WHAT TO WORK ON:
Copy each line below exactly and leave the pictures out.
====
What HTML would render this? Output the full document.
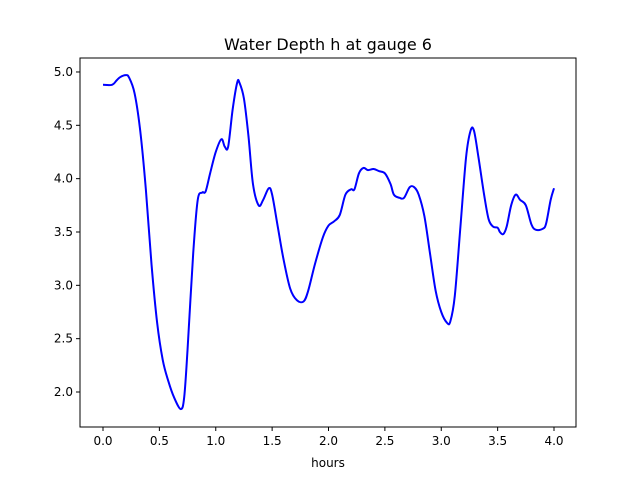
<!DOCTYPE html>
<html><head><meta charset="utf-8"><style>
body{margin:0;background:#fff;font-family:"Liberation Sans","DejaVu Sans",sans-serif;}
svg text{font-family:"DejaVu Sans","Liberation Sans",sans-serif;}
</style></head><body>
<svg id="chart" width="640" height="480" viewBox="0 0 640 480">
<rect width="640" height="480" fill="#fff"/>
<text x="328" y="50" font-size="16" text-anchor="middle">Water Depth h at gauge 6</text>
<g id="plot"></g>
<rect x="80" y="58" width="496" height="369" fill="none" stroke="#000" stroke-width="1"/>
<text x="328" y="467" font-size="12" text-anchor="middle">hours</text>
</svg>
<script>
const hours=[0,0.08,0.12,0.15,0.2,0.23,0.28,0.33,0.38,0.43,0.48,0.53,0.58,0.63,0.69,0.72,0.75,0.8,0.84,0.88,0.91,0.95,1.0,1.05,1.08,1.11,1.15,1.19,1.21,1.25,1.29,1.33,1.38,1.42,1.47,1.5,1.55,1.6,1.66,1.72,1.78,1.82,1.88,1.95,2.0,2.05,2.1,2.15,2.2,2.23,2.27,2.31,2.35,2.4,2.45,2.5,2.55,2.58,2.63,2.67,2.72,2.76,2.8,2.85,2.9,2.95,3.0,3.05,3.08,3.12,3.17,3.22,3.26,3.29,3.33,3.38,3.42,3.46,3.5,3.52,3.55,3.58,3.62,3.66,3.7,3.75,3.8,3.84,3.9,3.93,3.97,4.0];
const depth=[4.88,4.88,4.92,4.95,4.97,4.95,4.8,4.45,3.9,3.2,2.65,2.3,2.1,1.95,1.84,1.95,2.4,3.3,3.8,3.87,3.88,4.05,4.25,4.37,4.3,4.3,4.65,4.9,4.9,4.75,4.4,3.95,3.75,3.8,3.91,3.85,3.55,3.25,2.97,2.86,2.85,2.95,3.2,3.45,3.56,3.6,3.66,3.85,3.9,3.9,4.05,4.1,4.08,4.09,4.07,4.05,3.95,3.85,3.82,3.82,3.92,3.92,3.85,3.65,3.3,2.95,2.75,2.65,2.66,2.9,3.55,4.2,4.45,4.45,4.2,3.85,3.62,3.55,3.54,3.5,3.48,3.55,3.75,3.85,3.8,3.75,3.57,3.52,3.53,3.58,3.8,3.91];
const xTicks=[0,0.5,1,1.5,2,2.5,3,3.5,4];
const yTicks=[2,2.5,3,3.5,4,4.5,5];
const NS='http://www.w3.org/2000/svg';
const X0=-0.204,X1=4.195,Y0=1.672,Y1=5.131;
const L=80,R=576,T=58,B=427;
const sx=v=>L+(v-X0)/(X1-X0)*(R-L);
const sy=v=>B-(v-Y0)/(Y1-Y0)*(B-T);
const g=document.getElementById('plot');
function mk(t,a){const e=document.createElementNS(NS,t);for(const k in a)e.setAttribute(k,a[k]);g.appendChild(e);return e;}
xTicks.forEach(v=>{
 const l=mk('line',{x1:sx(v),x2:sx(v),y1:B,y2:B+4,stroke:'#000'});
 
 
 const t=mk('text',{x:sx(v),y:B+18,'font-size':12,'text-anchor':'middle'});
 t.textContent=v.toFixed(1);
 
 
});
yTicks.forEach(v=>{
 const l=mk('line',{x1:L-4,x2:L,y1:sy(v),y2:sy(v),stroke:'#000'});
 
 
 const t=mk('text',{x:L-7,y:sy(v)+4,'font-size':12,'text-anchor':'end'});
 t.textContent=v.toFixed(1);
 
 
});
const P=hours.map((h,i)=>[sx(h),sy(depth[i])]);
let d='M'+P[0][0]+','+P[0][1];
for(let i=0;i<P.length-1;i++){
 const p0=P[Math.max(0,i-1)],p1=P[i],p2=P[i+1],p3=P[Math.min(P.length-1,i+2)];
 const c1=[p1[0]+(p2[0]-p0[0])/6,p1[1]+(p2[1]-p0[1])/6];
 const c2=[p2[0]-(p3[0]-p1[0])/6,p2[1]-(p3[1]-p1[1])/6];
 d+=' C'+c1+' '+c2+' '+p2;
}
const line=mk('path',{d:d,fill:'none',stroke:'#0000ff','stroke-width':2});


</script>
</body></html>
====
FINAL ANSWER:
What HTML would render this? Output the full document.
<!DOCTYPE html>
<html><head><meta charset="utf-8"><style>
body{margin:0;background:#fff;font-family:"Liberation Sans","DejaVu Sans",sans-serif;}
svg text{font-family:"DejaVu Sans","Liberation Sans",sans-serif;}
</style></head><body>
<svg id="chart" width="640" height="480" viewBox="0 0 640 480">
<rect width="640" height="480" fill="#fff"/>
<text x="328" y="50" font-size="16" text-anchor="middle">Water Depth h at gauge 6</text>
<g id="plot"></g>
<rect x="80" y="58" width="496" height="369" fill="none" stroke="#000" stroke-width="1"/>
<text x="328" y="467" font-size="12" text-anchor="middle">hours</text>
</svg>
<script>
const hours=[0,0.08,0.12,0.15,0.2,0.23,0.28,0.33,0.38,0.43,0.48,0.53,0.58,0.63,0.69,0.72,0.75,0.8,0.84,0.88,0.91,0.95,1.0,1.05,1.08,1.11,1.15,1.19,1.21,1.25,1.29,1.33,1.38,1.42,1.47,1.5,1.55,1.6,1.66,1.72,1.78,1.82,1.88,1.95,2.0,2.05,2.1,2.15,2.2,2.23,2.27,2.31,2.35,2.4,2.45,2.5,2.55,2.58,2.63,2.67,2.72,2.76,2.8,2.85,2.9,2.95,3.0,3.05,3.08,3.12,3.17,3.22,3.26,3.29,3.33,3.38,3.42,3.46,3.5,3.52,3.55,3.58,3.62,3.66,3.7,3.75,3.8,3.84,3.9,3.93,3.97,4.0];
const depth=[4.88,4.88,4.92,4.95,4.97,4.95,4.8,4.45,3.9,3.2,2.65,2.3,2.1,1.95,1.84,1.95,2.4,3.3,3.8,3.87,3.88,4.05,4.25,4.37,4.3,4.3,4.65,4.9,4.9,4.75,4.4,3.95,3.75,3.8,3.91,3.85,3.55,3.25,2.97,2.86,2.85,2.95,3.2,3.45,3.56,3.6,3.66,3.85,3.9,3.9,4.05,4.1,4.08,4.09,4.07,4.05,3.95,3.85,3.82,3.82,3.92,3.92,3.85,3.65,3.3,2.95,2.75,2.65,2.66,2.9,3.55,4.2,4.45,4.45,4.2,3.85,3.62,3.55,3.54,3.5,3.48,3.55,3.75,3.85,3.8,3.75,3.57,3.52,3.53,3.58,3.8,3.91];
const xTicks=[0,0.5,1,1.5,2,2.5,3,3.5,4];
const yTicks=[2,2.5,3,3.5,4,4.5,5];
const NS='http://www.w3.org/2000/svg';
const X0=-0.204,X1=4.195,Y0=1.672,Y1=5.131;
const L=80,R=576,T=58,B=427;
const sx=v=>L+(v-X0)/(X1-X0)*(R-L);
const sy=v=>B-(v-Y0)/(Y1-Y0)*(B-T);
const g=document.getElementById('plot');
function mk(t,a){const e=document.createElementNS(NS,t);for(const k in a)e.setAttribute(k,a[k]);g.appendChild(e);return e;}
xTicks.forEach(v=>{
 const l=mk('line',{x1:sx(v),x2:sx(v),y1:B,y2:B+4,stroke:'#000'});
 
 
 const t=mk('text',{x:sx(v),y:B+18,'font-size':12,'text-anchor':'middle'});
 t.textContent=v.toFixed(1);
 
 
});
yTicks.forEach(v=>{
 const l=mk('line',{x1:L-4,x2:L,y1:sy(v),y2:sy(v),stroke:'#000'});
 
 
 const t=mk('text',{x:L-7,y:sy(v)+4,'font-size':12,'text-anchor':'end'});
 t.textContent=v.toFixed(1);
 
 
});
const P=hours.map((h,i)=>[sx(h),sy(depth[i])]);
let d='M'+P[0][0]+','+P[0][1];
for(let i=0;i<P.length-1;i++){
 const p0=P[Math.max(0,i-1)],p1=P[i],p2=P[i+1],p3=P[Math.min(P.length-1,i+2)];
 const c1=[p1[0]+(p2[0]-p0[0])/6,p1[1]+(p2[1]-p0[1])/6];
 const c2=[p2[0]-(p3[0]-p1[0])/6,p2[1]-(p3[1]-p1[1])/6];
 d+=' C'+c1+' '+c2+' '+p2;
}
const line=mk('path',{d:d,fill:'none',stroke:'#0000ff','stroke-width':2});


</script>
</body></html>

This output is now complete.